Write out each line that follows exactly as it stands, without the pictures.

DATA:
========================================================================
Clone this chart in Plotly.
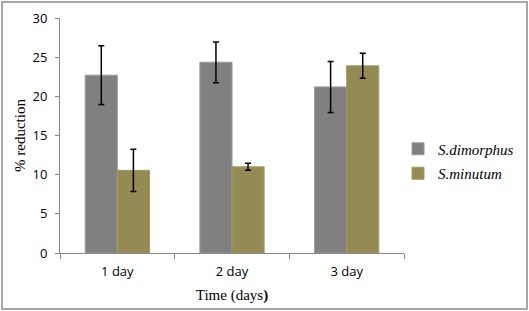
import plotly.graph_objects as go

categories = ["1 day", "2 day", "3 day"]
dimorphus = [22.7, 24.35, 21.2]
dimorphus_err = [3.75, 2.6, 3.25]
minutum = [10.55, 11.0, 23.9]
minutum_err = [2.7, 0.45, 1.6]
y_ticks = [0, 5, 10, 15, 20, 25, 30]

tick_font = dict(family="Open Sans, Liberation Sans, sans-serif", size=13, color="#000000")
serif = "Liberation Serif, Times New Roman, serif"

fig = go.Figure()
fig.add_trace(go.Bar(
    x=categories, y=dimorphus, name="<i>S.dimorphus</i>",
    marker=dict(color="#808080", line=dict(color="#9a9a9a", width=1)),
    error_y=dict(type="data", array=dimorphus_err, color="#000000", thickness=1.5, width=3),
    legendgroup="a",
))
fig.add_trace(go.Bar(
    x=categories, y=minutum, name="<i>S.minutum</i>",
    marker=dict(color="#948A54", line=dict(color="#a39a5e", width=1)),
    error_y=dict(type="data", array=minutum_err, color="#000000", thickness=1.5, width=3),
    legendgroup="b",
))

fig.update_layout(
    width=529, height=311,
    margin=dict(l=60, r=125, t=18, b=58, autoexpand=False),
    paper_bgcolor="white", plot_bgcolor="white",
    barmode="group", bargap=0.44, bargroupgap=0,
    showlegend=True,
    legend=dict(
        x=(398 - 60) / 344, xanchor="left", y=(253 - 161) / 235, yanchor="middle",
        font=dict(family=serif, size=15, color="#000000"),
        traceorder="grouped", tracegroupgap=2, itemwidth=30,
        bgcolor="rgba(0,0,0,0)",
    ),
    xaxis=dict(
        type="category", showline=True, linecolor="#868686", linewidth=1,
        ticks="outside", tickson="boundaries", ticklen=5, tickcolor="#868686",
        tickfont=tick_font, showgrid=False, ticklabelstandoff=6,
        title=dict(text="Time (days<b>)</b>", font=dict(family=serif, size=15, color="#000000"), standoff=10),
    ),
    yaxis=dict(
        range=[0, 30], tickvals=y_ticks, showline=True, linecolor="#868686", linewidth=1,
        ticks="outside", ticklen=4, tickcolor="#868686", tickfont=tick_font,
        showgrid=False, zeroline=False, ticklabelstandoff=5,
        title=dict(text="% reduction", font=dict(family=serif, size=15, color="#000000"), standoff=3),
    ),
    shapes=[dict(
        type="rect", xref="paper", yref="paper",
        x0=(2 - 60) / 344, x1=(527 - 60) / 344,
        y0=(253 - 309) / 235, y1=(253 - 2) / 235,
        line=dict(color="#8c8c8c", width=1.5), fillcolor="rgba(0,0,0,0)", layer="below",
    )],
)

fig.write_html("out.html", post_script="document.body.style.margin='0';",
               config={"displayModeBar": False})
========================================================================
RESPONSE TO THE TASK:
Clone this chart in Plotly.
import plotly.graph_objects as go

categories = ["1 day", "2 day", "3 day"]
dimorphus = [22.7, 24.35, 21.2]
dimorphus_err = [3.75, 2.6, 3.25]
minutum = [10.55, 11.0, 23.9]
minutum_err = [2.7, 0.45, 1.6]
y_ticks = [0, 5, 10, 15, 20, 25, 30]

tick_font = dict(family="Open Sans, Liberation Sans, sans-serif", size=13, color="#000000")
serif = "Liberation Serif, Times New Roman, serif"

fig = go.Figure()
fig.add_trace(go.Bar(
    x=categories, y=dimorphus, name="<i>S.dimorphus</i>",
    marker=dict(color="#808080", line=dict(color="#9a9a9a", width=1)),
    error_y=dict(type="data", array=dimorphus_err, color="#000000", thickness=1.5, width=3),
    legendgroup="a",
))
fig.add_trace(go.Bar(
    x=categories, y=minutum, name="<i>S.minutum</i>",
    marker=dict(color="#948A54", line=dict(color="#a39a5e", width=1)),
    error_y=dict(type="data", array=minutum_err, color="#000000", thickness=1.5, width=3),
    legendgroup="b",
))

fig.update_layout(
    width=529, height=311,
    margin=dict(l=60, r=125, t=18, b=58, autoexpand=False),
    paper_bgcolor="white", plot_bgcolor="white",
    barmode="group", bargap=0.44, bargroupgap=0,
    showlegend=True,
    legend=dict(
        x=(398 - 60) / 344, xanchor="left", y=(253 - 161) / 235, yanchor="middle",
        font=dict(family=serif, size=15, color="#000000"),
        traceorder="grouped", tracegroupgap=2, itemwidth=30,
        bgcolor="rgba(0,0,0,0)",
    ),
    xaxis=dict(
        type="category", showline=True, linecolor="#868686", linewidth=1,
        ticks="outside", tickson="boundaries", ticklen=5, tickcolor="#868686",
        tickfont=tick_font, showgrid=False, ticklabelstandoff=6,
        title=dict(text="Time (days<b>)</b>", font=dict(family=serif, size=15, color="#000000"), standoff=10),
    ),
    yaxis=dict(
        range=[0, 30], tickvals=y_ticks, showline=True, linecolor="#868686", linewidth=1,
        ticks="outside", ticklen=4, tickcolor="#868686", tickfont=tick_font,
        showgrid=False, zeroline=False, ticklabelstandoff=5,
        title=dict(text="% reduction", font=dict(family=serif, size=15, color="#000000"), standoff=3),
    ),
    shapes=[dict(
        type="rect", xref="paper", yref="paper",
        x0=(2 - 60) / 344, x1=(527 - 60) / 344,
        y0=(253 - 309) / 235, y1=(253 - 2) / 235,
        line=dict(color="#8c8c8c", width=1.5), fillcolor="rgba(0,0,0,0)", layer="below",
    )],
)

fig.write_html("out.html", post_script="document.body.style.margin='0';",
               config={"displayModeBar": False})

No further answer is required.